The possibility of network and port issues is relatively high. You can first test whether the port is accessible.

| username: tidb菜鸟一只 | Original post link

Try manually starting TiFlash on the machine with IP 100.112.1.220 to see if it can start.

| username: TiDBer_BMMBGarU | Original post link

The port is not occupied, and the firewall is also turned off.

| username: Kongdom | Original post link

Can you ping this port 23930?

| username: Jellybean | Original post link

When starting, the system cannot access the TiFlash node at 100.112.1.220:23930 and cannot establish a connection properly. Considering that there are already normally started TiFlash nodes, it is unlikely to be an issue with the cluster’s own software or version.

You can try the following troubleshooting directions:

  1. Check if the address and port of flash.service_addr are configured correctly and if there are any conflicts to avoid misconfiguration.
  2. Check for network connectivity issues, such as being blocked by blacklist/whitelist settings, firewalls, or other policies.
  3. Check if the user password for accessing the target machine has expired or if there are other network restrictions preventing access.
| username: 友利奈绪 | Original post link

Take a look at the specific deployment process. There are many steps to add new nodes. Check if anything is missing, such as password-free setup and port occupation.

| username: jiayou64 | Original post link

Before expanding the deployment, use the command to check:

tiup cluster check tidb_cluster scale-out.yaml --cluster --user tidb
| username: lemonade010 | Original post link

tiup cluster display <cluster-name> to check if there are any issues with the configuration file.

| username: zhaokede | Original post link

Check if the configuration or network is accessible.

| username: TiDBer_BMMBGarU | Original post link

I just searched and found that others have encountered the same problem. I don’t know if they have solved it yet.

| username: TiDBer_BMMBGarU | Original post link

The firewall is not enabled, and the ports are not occupied.

| username: Jellybean | Original post link

You can try scaling it down and then scaling it up again. If the problem persists, please repost the tiflash.log logs.

| username: TiDBer_BMMBGarU | Original post link

I have tried scaling in, but the status is ‘N/A’. After scaling in with tiup cluster edit-config, the TiFlash node shows “offline:true”. Even after cleaning up data with tiup cluster prune, the topology remains the same with the status ‘N/A’, and edit-config still shows the TiFlash node as “offline:true”.

image

Today, I tried changing the port, but the result is still the same.

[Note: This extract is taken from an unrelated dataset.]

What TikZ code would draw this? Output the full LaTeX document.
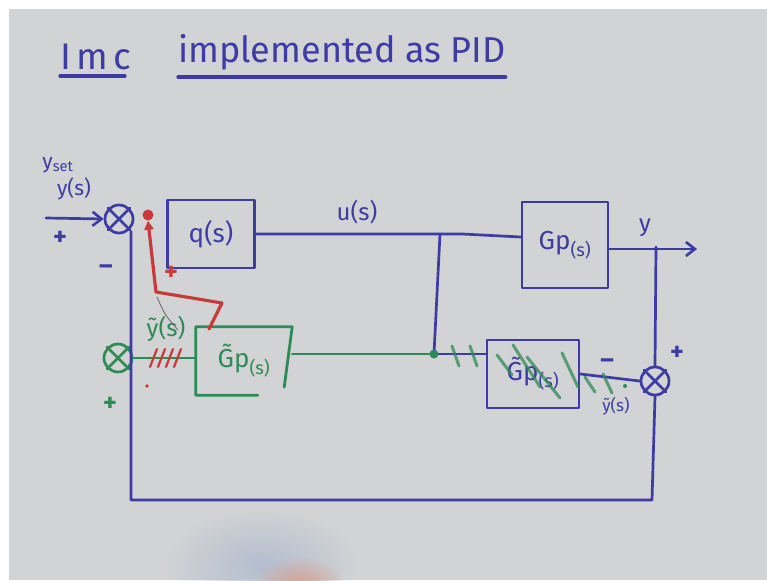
\documentclass[tikz,border=0pt]{standalone}
\usepackage{fontspec}
\setmainfont{Fira Sans}
\usetikzlibrary{arrows.meta,calc,fadings}
\definecolor{board}{HTML}{D1D3D4}
\definecolor{ink}{HTML}{3E3BA4}
\definecolor{gink}{HTML}{2F8A57}
\definecolor{rink}{HTML}{C83A3A}
\definecolor{skin}{HTML}{D99A86}
\definecolor{haze}{HTML}{B4BED0}
\tikzfading[name=softout,inner color=transparent!0,outer color=transparent!100]
\begin{document}
\begin{tikzpicture}[x=1pt,y=-1pt,line cap=round,line join=round,
  wire/.style={draw=ink,line width=2.7pt},
  gwire/.style={draw=gink,line width=2.8pt},
  rwire/.style={draw=rink,line width=3.2pt},
  bbox/.style={draw=ink,line width=2.7pt,inner sep=0pt,text=ink,font=\fontsize{26}{28}\selectfont},
  gbox/.style={inner sep=0pt,text=gink,font=\fontsize{26}{28}\selectfont},
  sumc/.style={circle,draw=ink,line width=2.7pt,minimum size=28pt,inner sep=0pt},
  lbl/.style={text=ink,inner sep=0pt,font=\fontsize{24}{26}\selectfont},
  glbl/.style={text=gink,inner sep=0pt,font=\fontsize{24}{26}\selectfont},
  plus/.style={inner sep=0pt,font=\fontsize{26}{28}\bfseries\selectfont},
  title/.style={text=ink,inner sep=0pt,font=\fontsize{36}{38}\selectfont},
  barb/.style={-{Straight Barb[length=9pt,width=14pt,line width=2.6pt]}}]
\useasboundingbox (0,0) rectangle (767,580);
\fill[white] (0,0) rectangle (767,580);
\fill[board] (9,9) rectangle (767,580);
% blurred hand at bottom
\begin{scope}
\clip (9,9) rectangle (767,580);
\fill[haze,path fading=softout] (262,565) ellipse (95 and 55);
\fill[skin,path fading=softout] (300,590) ellipse (48 and 34);
\end{scope}

% title
\node[title,anchor=south west,font=\fontsize{37}{39}\addfontfeature{LetterSpace=14}\selectfont] (t1) at (60,70) {Imc};
\node[title,anchor=south west] (t2) at (178,70) {implemented as PID};
\draw[wire,line width=3.2pt] (t1.south west)++(0,6) coordinate (u1a) -- ($(t1.south east|-u1a)+(-6,0)$);
\draw[wire,line width=3.2pt] (t2.south west)++(0,7) coordinate (u2a) -- (t2.south east|-u2a);

% blocks
\node[sumc] (s1) at (119,219) {};
\node[sumc,draw=gink] (s2) at (118,358) {};
\node[sumc] (s3) at (655,381) {};
\foreach \s in {s1,s3} \draw[wire] (\s.45) -- (\s.225) (\s.135) -- (\s.315);
\draw[gwire] (s2.45) -- (s2.225) (s2.135) -- (s2.315);

\node[bbox,minimum width=87pt,minimum height=68pt] (q) at (211,234) {q(s)};
\node[bbox,minimum width=86pt,minimum height=86pt] (gp) at (565,245) {Gp\textsubscript{(s)}};
\node[bbox,minimum width=92pt,minimum height=68pt] (gpm) at (533,374) {\~{G}p\textsubscript{(s)}};
\node[gbox,minimum width=96pt,minimum height=68pt] (gpg) at (244,361) {\~{G}p\textsubscript{(s)}};
\draw[gwire] ($(gpg.south east)+(-8,-8)$) -- (gpg.north east) -- (gpg.north west) -- (gpg.south west) -- ($(gpg.south west)+(62,0)$);

% labels
\node[lbl,font=\fontsize{21}{23}\selectfont] (lyset) at (58,165) {y\textsubscript{set}};
\node[lbl,font=\fontsize{21}{23}\selectfont] (lys) at (74,189) {y(s)};
\node[plus,text=ink] (lp1) at (60,238) {+};
\node[plus,text=ink] (lm1) at (106,270) {--};
\node[lbl] (lus) at (357,212) {u(s)};
\node[lbl] (ly) at (645,228) {y};
\node[plus,text=ink] (lp3) at (677,353) {+};
\node[plus,text=ink] (lm3) at (607,364) {--};
\node[lbl,font=\fontsize{17}{19}\selectfont] (lyt) at (616,406) {\~{y}(s)};
\node[glbl] (lgy) at (166,329) {\~{y}(s)};
\node[plus,text=gink] (lp2) at (110,404) {+};
\node[plus,text=rink] (lpr) at (171,273) {+};

% wires
\coordinate (yin) at (46,218);
\coordinate (jt) at (440,234);
\coordinate (yo) at (697,249);
\coordinate (ytap) at (656,247);
\coordinate (br) at (652,500);
\coordinate (bl) at (131,500);
\draw[wire,barb] (yin) -- (s1.west);
\draw[wire] (q.east) -- (jt) -- (jt -| 462,0) -- ($(gp.west)+(0,-8)$);
\draw[wire,barb] ($(gp.east)+(0,4)$) -- (yo);
\draw[wire] (ytap) -- (s3.north);
\node[circle,fill=gink,minimum size=9pt,inner sep=0pt] (jb) at (434,354) {};
\draw[wire] (jt) -- (jb);
\draw[gwire] (gpg.east |- jb) -- (jb);
\draw[wire] (jb) -- (jb -| gpm.west);
\draw[wire] (gpm.east) -- (s3.west);
\draw[wire] (s3.south) -- (br) -- (bl) -- (bl |- s1.-55);
\draw[gwire] (s2.east) -- (gpg.west |- s2.east);

% green hatching on model path
\foreach \a/\b in {{(452,346)}/{(459,366)},{(470,346)}/{(477,366)},{(497,355)}/{(512,375)},{(513,345)}/{(540,387)},{(527,357)}/{(560,398)},{(562,353)}/{(578,387)},{(585,377)}/{(595,392)},{(603,374)}/{(612,393)}}
  \draw[draw=gink,line width=3pt,opacity=0.75] \a -- \b;
\fill[gink] (625,386) circle (2pt);

% red correction path
\node[circle,fill=rink,minimum size=11pt,inner sep=0pt] (rd) at (148,215) {};
\coordinate (rs) at (209,329);
\draw[rwire,-{Triangle[length=9pt,width=9pt]}] (rs) -- (222,303) -- (156,292) -- (rd.south);
\draw[draw=black!60,line width=0.8pt] (157,297) .. controls (165,315) .. (178,330);
\foreach \x in {150,158,166,174}
  \draw[rwire,line width=2.2pt] (\x,367) -- (\x+7,349);
\fill[rink] (147,386) circle (1.8pt);
\end{tikzpicture}
\end{document}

| username: TIDB-Learner | Original post link

Check the network, file permissions, ports, etc.

| username: TiDBer_BMMBGarU | Original post link

Permissions, ports, and firewalls have all been checked and there are no issues. Initially suspecting that it might be a problem with network address translation across different network segments, it is currently being processed. Updates will be provided as results come in.